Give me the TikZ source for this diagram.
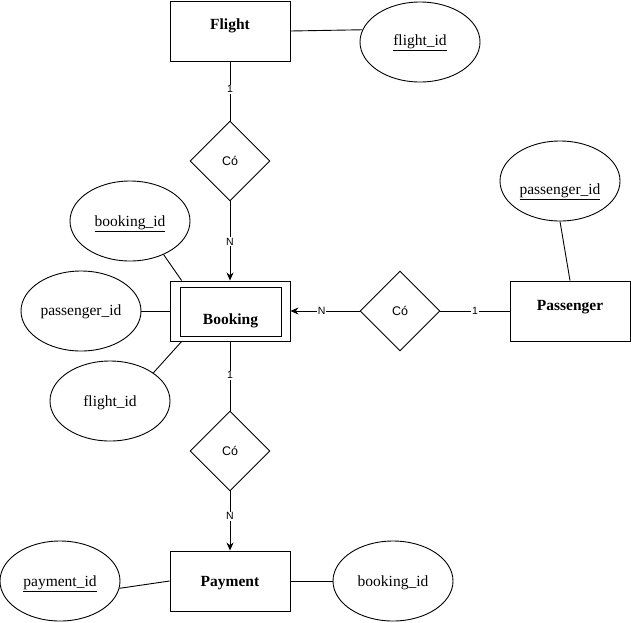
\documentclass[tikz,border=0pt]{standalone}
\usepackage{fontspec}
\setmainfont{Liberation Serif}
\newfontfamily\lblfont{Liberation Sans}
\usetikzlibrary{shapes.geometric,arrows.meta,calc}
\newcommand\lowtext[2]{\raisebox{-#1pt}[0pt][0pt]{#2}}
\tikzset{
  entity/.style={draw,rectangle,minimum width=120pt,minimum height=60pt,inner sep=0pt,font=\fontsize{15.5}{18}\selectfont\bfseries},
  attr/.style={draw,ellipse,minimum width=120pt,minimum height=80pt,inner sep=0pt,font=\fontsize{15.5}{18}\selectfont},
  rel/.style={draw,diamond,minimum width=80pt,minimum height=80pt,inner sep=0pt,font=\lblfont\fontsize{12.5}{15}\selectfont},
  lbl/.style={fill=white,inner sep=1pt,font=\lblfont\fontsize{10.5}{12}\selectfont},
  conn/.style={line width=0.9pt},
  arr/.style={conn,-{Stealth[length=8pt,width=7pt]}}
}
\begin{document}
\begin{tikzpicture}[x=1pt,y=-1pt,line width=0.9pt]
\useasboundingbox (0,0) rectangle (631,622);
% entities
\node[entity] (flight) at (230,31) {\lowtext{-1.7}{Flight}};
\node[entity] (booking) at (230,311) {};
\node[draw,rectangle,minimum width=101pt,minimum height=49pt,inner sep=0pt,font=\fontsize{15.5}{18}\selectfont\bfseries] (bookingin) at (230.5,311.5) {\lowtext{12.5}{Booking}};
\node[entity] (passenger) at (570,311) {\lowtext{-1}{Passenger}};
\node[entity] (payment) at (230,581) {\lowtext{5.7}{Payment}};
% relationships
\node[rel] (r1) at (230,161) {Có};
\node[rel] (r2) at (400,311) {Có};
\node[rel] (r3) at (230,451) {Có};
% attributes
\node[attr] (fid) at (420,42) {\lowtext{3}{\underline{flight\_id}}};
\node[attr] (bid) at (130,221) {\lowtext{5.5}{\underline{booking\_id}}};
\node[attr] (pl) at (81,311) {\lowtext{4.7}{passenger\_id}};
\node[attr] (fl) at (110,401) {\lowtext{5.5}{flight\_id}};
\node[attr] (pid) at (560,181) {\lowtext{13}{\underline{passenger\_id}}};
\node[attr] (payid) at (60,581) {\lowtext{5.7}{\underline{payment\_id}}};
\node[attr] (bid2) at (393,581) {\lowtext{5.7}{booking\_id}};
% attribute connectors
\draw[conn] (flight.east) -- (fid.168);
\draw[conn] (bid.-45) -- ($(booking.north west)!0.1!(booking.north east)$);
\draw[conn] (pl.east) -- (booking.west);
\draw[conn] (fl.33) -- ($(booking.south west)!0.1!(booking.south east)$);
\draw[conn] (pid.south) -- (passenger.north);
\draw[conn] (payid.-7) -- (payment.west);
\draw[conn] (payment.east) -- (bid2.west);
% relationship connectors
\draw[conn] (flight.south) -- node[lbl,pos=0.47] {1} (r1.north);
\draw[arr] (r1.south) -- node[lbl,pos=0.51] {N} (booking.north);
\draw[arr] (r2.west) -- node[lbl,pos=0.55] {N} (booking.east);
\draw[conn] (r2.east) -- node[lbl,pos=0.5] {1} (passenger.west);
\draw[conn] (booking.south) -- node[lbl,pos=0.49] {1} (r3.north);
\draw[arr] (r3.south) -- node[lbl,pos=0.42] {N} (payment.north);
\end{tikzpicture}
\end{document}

# GIVEN PROBLEM
All of the material above is to be copied exactly, except for its images.

# SOLUTION TO THIS PROBLEM
Give me the TikZ source for this diagram.
\documentclass[tikz,border=0pt]{standalone}
\usepackage{fontspec}
\setmainfont{Liberation Serif}
\newfontfamily\lblfont{Liberation Sans}
\usetikzlibrary{shapes.geometric,arrows.meta,calc}
\newcommand\lowtext[2]{\raisebox{-#1pt}[0pt][0pt]{#2}}
\tikzset{
  entity/.style={draw,rectangle,minimum width=120pt,minimum height=60pt,inner sep=0pt,font=\fontsize{15.5}{18}\selectfont\bfseries},
  attr/.style={draw,ellipse,minimum width=120pt,minimum height=80pt,inner sep=0pt,font=\fontsize{15.5}{18}\selectfont},
  rel/.style={draw,diamond,minimum width=80pt,minimum height=80pt,inner sep=0pt,font=\lblfont\fontsize{12.5}{15}\selectfont},
  lbl/.style={fill=white,inner sep=1pt,font=\lblfont\fontsize{10.5}{12}\selectfont},
  conn/.style={line width=0.9pt},
  arr/.style={conn,-{Stealth[length=8pt,width=7pt]}}
}
\begin{document}
\begin{tikzpicture}[x=1pt,y=-1pt,line width=0.9pt]
\useasboundingbox (0,0) rectangle (631,622);
% entities
\node[entity] (flight) at (230,31) {\lowtext{-1.7}{Flight}};
\node[entity] (booking) at (230,311) {};
\node[draw,rectangle,minimum width=101pt,minimum height=49pt,inner sep=0pt,font=\fontsize{15.5}{18}\selectfont\bfseries] (bookingin) at (230.5,311.5) {\lowtext{12.5}{Booking}};
\node[entity] (passenger) at (570,311) {\lowtext{-1}{Passenger}};
\node[entity] (payment) at (230,581) {\lowtext{5.7}{Payment}};
% relationships
\node[rel] (r1) at (230,161) {Có};
\node[rel] (r2) at (400,311) {Có};
\node[rel] (r3) at (230,451) {Có};
% attributes
\node[attr] (fid) at (420,42) {\lowtext{3}{\underline{flight\_id}}};
\node[attr] (bid) at (130,221) {\lowtext{5.5}{\underline{booking\_id}}};
\node[attr] (pl) at (81,311) {\lowtext{4.7}{passenger\_id}};
\node[attr] (fl) at (110,401) {\lowtext{5.5}{flight\_id}};
\node[attr] (pid) at (560,181) {\lowtext{13}{\underline{passenger\_id}}};
\node[attr] (payid) at (60,581) {\lowtext{5.7}{\underline{payment\_id}}};
\node[attr] (bid2) at (393,581) {\lowtext{5.7}{booking\_id}};
% attribute connectors
\draw[conn] (flight.east) -- (fid.168);
\draw[conn] (bid.-45) -- ($(booking.north west)!0.1!(booking.north east)$);
\draw[conn] (pl.east) -- (booking.west);
\draw[conn] (fl.33) -- ($(booking.south west)!0.1!(booking.south east)$);
\draw[conn] (pid.south) -- (passenger.north);
\draw[conn] (payid.-7) -- (payment.west);
\draw[conn] (payment.east) -- (bid2.west);
% relationship connectors
\draw[conn] (flight.south) -- node[lbl,pos=0.47] {1} (r1.north);
\draw[arr] (r1.south) -- node[lbl,pos=0.51] {N} (booking.north);
\draw[arr] (r2.west) -- node[lbl,pos=0.55] {N} (booking.east);
\draw[conn] (r2.east) -- node[lbl,pos=0.5] {1} (passenger.west);
\draw[conn] (booking.south) -- node[lbl,pos=0.49] {1} (r3.north);
\draw[arr] (r3.south) -- node[lbl,pos=0.42] {N} (payment.north);
\end{tikzpicture}
\end{document}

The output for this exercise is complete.